Nikita Hunter - Art and spirit are one. Realizing this, I integrate my spiritual and artistic experience to understand the spiritual aftermath of the middle passage that has left many African Americans void of links that connected them to their ancestors and traditions from the continent. In my work, I have sought to find those links and bridge the gaps by studying Yoruban religion, and compare it to my grandmother’s spiritual survival tactics. I have used my paintings to convey my questions about traditions. Particularly in “What’s Your Identity”, I integrated a primitive application of paint with fragments of oral traditions, masks, maps, and images to illustrate how African culture and spirituality transcended the middle passage and impacted my sense of identity today, despite my confusion on how to honor cultures of an intermixed heritage of African and Seminole Native Americans. I used the hair, black and red to illustrate that fusion of cultures, and I used the patchwork quilt format to unify all of the questions and fragments the summed up my existence.

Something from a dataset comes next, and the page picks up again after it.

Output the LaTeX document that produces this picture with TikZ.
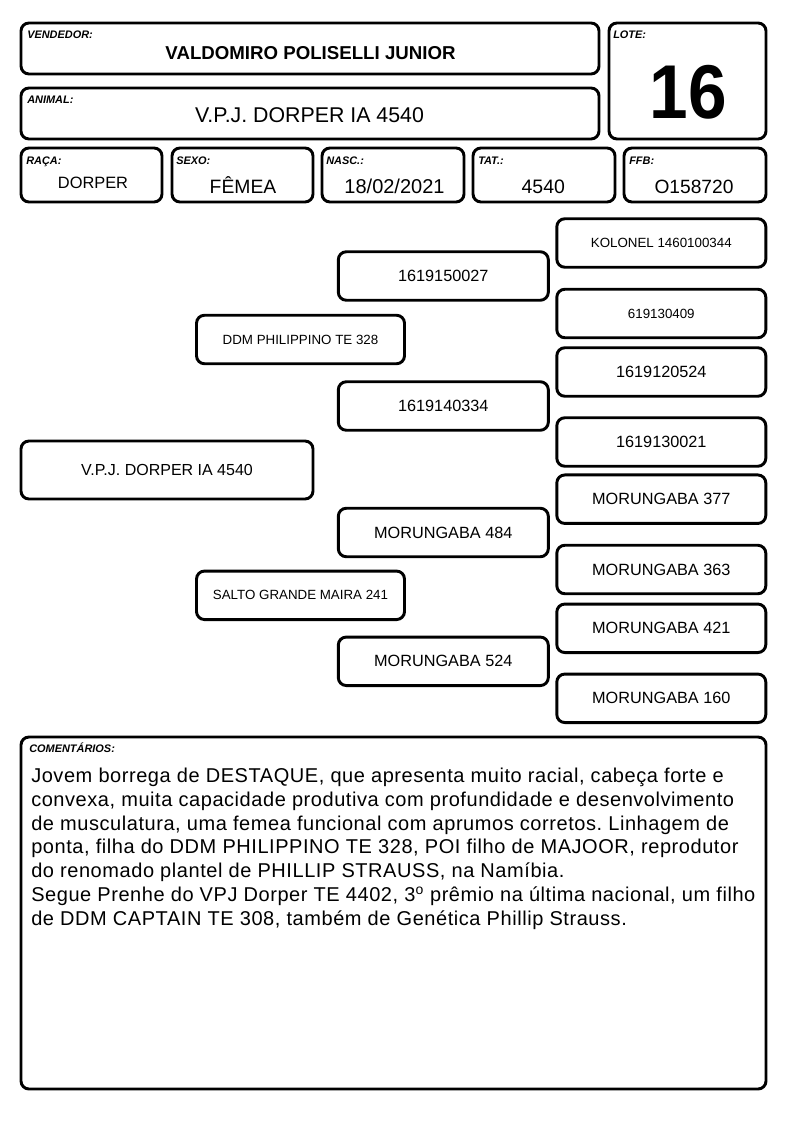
\documentclass[tikz,border=0pt]{standalone}
\usepackage{graphicx}
\usepackage{fontspec}
\setmainfont{Liberation Sans}
\newcommand{\tam}[1]{\fontsize{#1}{#1}\selectfont}
\frenchspacing

\begin{document}
\begin{tikzpicture}[x=0.75pt, y=-0.75pt,
  moldura/.style={draw, line width=2.2pt, rounded corners=6pt},
  rotulo/.style={anchor=base west, inner sep=0pt, font=\tam{8.2}\bfseries\itshape},
  valor/.style={anchor=base, inner sep=0pt},
  caixa/.style={moldura, inner sep=0pt, minimum height=48.5*0.75pt},
  pequeno/.style={font=\tam{10}},
  medio/.style={font=\tam{12.2}}]
  \useasboundingbox (0, 0) rectangle (794, 1123);

  % cabecalho
  \draw [moldura] (21, 23) rectangle (599, 74);
  \draw [moldura] (21, 88) rectangle (599, 139);
  \draw [moldura] (609, 23) rectangle (766, 139);
  \draw [moldura] (21, 148) rectangle (162, 202);
  \draw [moldura] (172, 148) rectangle (313, 202);
  \draw [moldura] (322, 148) rectangle (464, 202);
  \draw [moldura] (473, 148) rectangle (615, 202);
  \draw [moldura] (624, 148) rectangle (766, 202);
  \node [rotulo] (lvendedor) at (27, 39) {VENDEDOR:};
  \node [rotulo] (lanimal) at (27, 104) {ANIMAL:};
  \node [rotulo] (llote) at (613, 39) {LOTE:};
  \node [rotulo] (lraca) at (26, 164.5) {RAÇA:};
  \node [rotulo] (lsexo) at (176, 164.5) {SEXO:};
  \node [rotulo] (lnasc) at (326, 164.5) {NASC.:};
  \node [rotulo] (ltat) at (478, 164.5) {TAT.:};
  \node [rotulo] (lffb) at (629, 164.5) {FFB:};
  \node [valor, font=\tam{14}\bfseries] (vendedor) at (310.5, 60) {VALDOMIRO POLISELLI JUNIOR};
  \node [valor, font=\tam{16}] (animal) at (309.5, 122.3) {V.P.J. DORPER IA 4540};
  \node [valor, font=\tam{52}\bfseries] (lote) at (688, 119) {\scalebox{1}[1.1]{16}};
  \node [valor, font=\tam{12.3}] (raca) at (93, 188.3) {DORPER};
  \node [valor, font=\tam{14.5}] (sexo) at (243, 193.3) {FÊMEA};
  \node [valor, font=\tam{15}] (nasc) at (394.5, 193.3) {18/02/2021};
  \node [valor, font=\tam{14.6}] (tat) at (543.3, 193.3) {4540};
  \node [valor, font=\tam{14.4}] (ffb) at (694, 193.3) {O158720};

  % genealogia
  \node [caixa, font=\tam{12}, minimum width=292*0.75pt, minimum height=58*0.75pt] (filho) at (167, 470) {V.P.J. DORPER IA 4540};
  \node [caixa, pequeno, minimum width=208*0.75pt] (pai) at (300.5, 339.5) {DDM PHILIPPINO TE 328};
  \node [caixa, pequeno, minimum width=208*0.75pt] (mae) at (300.5, 595.3) {SALTO GRANDE MAIRA 241};
  \node [caixa, medio, minimum width=210*0.75pt] (avo1) at (443.3, 276) {1619150027};
  \node [caixa, medio, minimum width=210*0.75pt] (avo2) at (443.3, 406) {1619140334};
  \node [caixa, medio, minimum width=210*0.75pt] (avo3) at (443.3, 532.5) {MORUNGABA 484};
  \node [caixa, medio, minimum width=210*0.75pt] (avo4) at (443.3, 661.3) {MORUNGABA 524};
  \node [caixa, pequeno, minimum width=209*0.75pt] (bis1) at (661.3, 243) {KOLONEL 1460100344};
  \node [caixa, pequeno, minimum width=209*0.75pt] (bis2) at (661.3, 313.5) {619130409};
  \node [caixa, medio, minimum width=209*0.75pt] (bis3) at (661.3, 372) {1619120524};
  \node [caixa, medio, minimum width=209*0.75pt] (bis4) at (661.3, 442) {1619130021};
  \node [caixa, medio, minimum width=209*0.75pt] (bis5) at (661.3, 499.2) {MORUNGABA 377};
  \node [caixa, medio, minimum width=209*0.75pt] (bis6) at (661.3, 569.5) {MORUNGABA 363};
  \node [caixa, medio, minimum width=209*0.75pt] (bis7) at (661.3, 628.3) {MORUNGABA 421};
  \node [caixa, medio, minimum width=209*0.75pt] (bis8) at (661.3, 698.3) {MORUNGABA 160};

  % comentarios
  \draw [moldura] (21, 737) rectangle (766, 1089);
  \node [rotulo] (lcoment) at (29, 752.7) {COMENTÁRIOS:};
  \node [anchor=north west, inner sep=0pt, align=left, font=\fontsize{15}{17.9}\selectfont\addfontfeature{LetterSpace=2.8}] (coment) at (31, 767.5)
    {Jovem borrega de DESTAQUE, que apresenta muito racial, cabeça forte e\\
     convexa, muita capacidade produtiva com profundidade e desenvolvimento\\
     de musculatura, uma femea funcional com aprumos corretos. Linhagem de\\
     ponta, filha do DDM PHILIPPINO TE 328, POI filho de MAJOOR, reprodutor\\
     do renomado plantel de PHILLIP STRAUSS, na Namíbia.\\
     Segue Prenhe do VPJ Dorper TE 4402, 3\textsuperscript{o} prêmio na última nacional, um filho\\
     de DDM CAPTAIN TE 308, também de Genética Phillip Strauss.};
\end{tikzpicture}
\end{document}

Musa - Musa is an Installation Artist and Sculptor. Brooklyn has been his home throughout most of his childhood and adult years. He lived in numerous places during his formative years. He has lived in Cleveland, Akron, Dallas, Virginia, and Upstate New York. Throughout those years, he found traveling to be a true education. Through practical application, his journey has given him a foundation for understanding life, people, and culture. Musa is now living and working in his childhood neighborhood of Clinton Hill, Brooklyn. He uses the activities and experiences in the past and present as inspiration to make his work more interactive. He is currently engaged in developing installation, video and public art projects.

Douglas Newton - I have been painting in a surrealistic style since about 1990. Images of houses, suburbs and cities, pools and gardens create an alternate world based on memories, observed reality and my imagination. I have shown in many group shows in New York City in both commercial and public spaces. I also had a solo exhibition at the Educational Testing Institute in Princeton, New Jersey, and was in two group exhibitions at the Hudson River Museum. Presently, I am represented by Gallery in the Woods in Vermont. My work is in a number of private collections. I live and work in Brooklyn, New York.

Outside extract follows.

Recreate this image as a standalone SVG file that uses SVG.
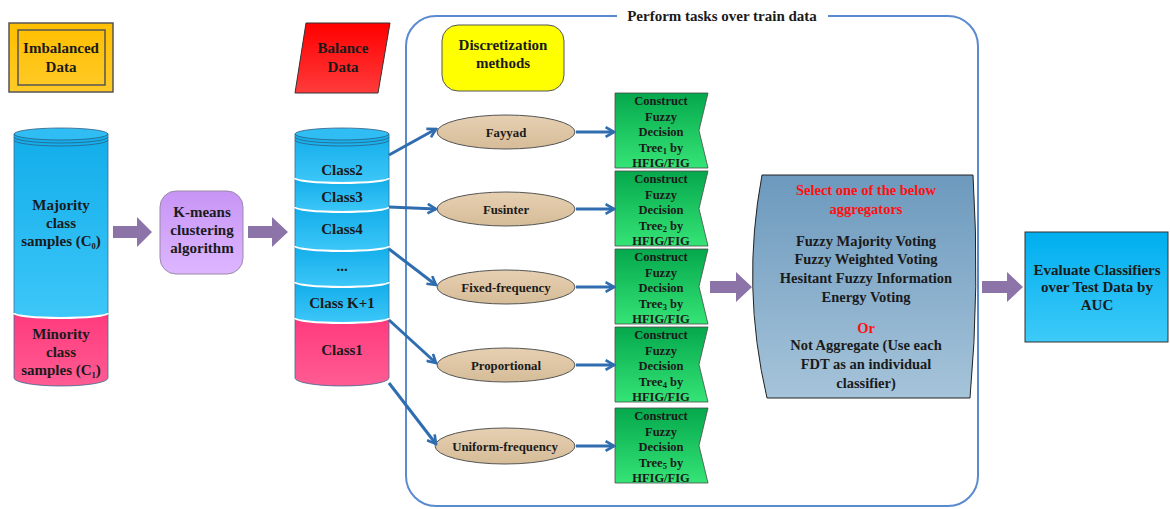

Kathleen Migliore Newton - I believe strongly that subject matter in art is the force that drives style, My canvases are peopled with characters, mostly taken from photos that I take. The figures are in an urban setting on the subway or moving across the geometry of the built environment. Living in New York City, I am a witness to the human panorama of people of diverse cultures going about their daily lives. I have tried to dream their lives. My most recent series is of people looking at paintings in Museums. I am interested in the contrast of time, place and culture between the images in the paintings and the viewers.

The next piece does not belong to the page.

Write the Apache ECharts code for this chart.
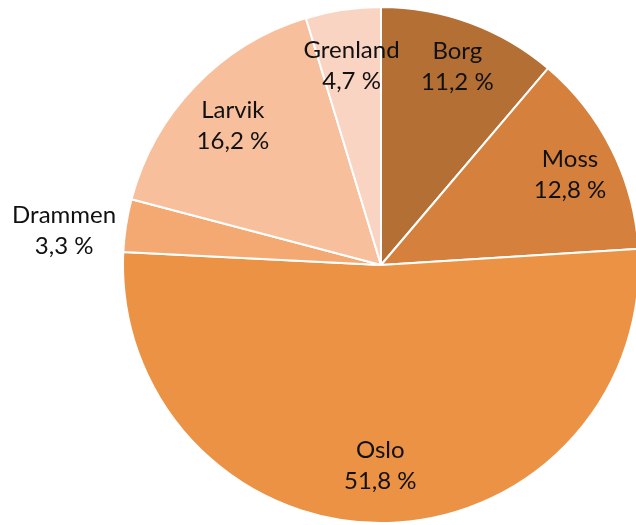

Sally Mara Sturman - is a working artist living in Brooklyn with her English bull terriers, Henry and Violet, who often make their way into her illustrations. She has continually painted and exhibited her work since graduating from the Rhode Island School of Design and her paintings have been used by such clients as Tiffany &Co, Godiva Chocolates, Random House, Conde Nast Traveler, Wall Street Journal, The New York Times, Gourmet, Country Living Gardener and McGraw Hill.

Lawrence Terry - I use smoking, burning & line carving in varied hues assembled. At the center of the piece, the circle, represents the human journeys wholeness. My work continues to spring from the region of instinct and interior, and brings to the viewer an opportunity to experience a bridge between the superficial and the mystical.

Iram Yeates - Iram’s art work reflects the passion he feels for jazz and dance. “Jazz to me is the embodiment of freedom. Every struggle with social and humanitarian issues leaves me with a note, a chord, and a melody. Jazz is the essence of modern music. Jazz is learning to speak the blues for all to hear. In my paintings, I hope to voice the history of jazz and its development so others can learn to love this true American art form”. When ask about dance his response was “at times it may take a paragraph to say what a dancer can express in a few moves. My paintings freeze those moments in time the energy, intent, drama and spirit still intact. I can speak endlessly on these paintings because they never stop for me they keep dancing”. Dark, black, ebony, and noir are words that can be used when describing Iram’s artwork. The base of his work is always built on the foundation of black from there he sketch in white charcoal then, work his color into and out of the darkness. “I don’t paint pretty colors for the masses; I do paint beautiful colors for the individual against the darkness which is the performance. The vision lives because my paintings are the windows, the night clubs, the stage, backstage, and the rehearsal the darkness is the emptiness before the performance. It is the mirror just before energy manifest to life, the performance begins”.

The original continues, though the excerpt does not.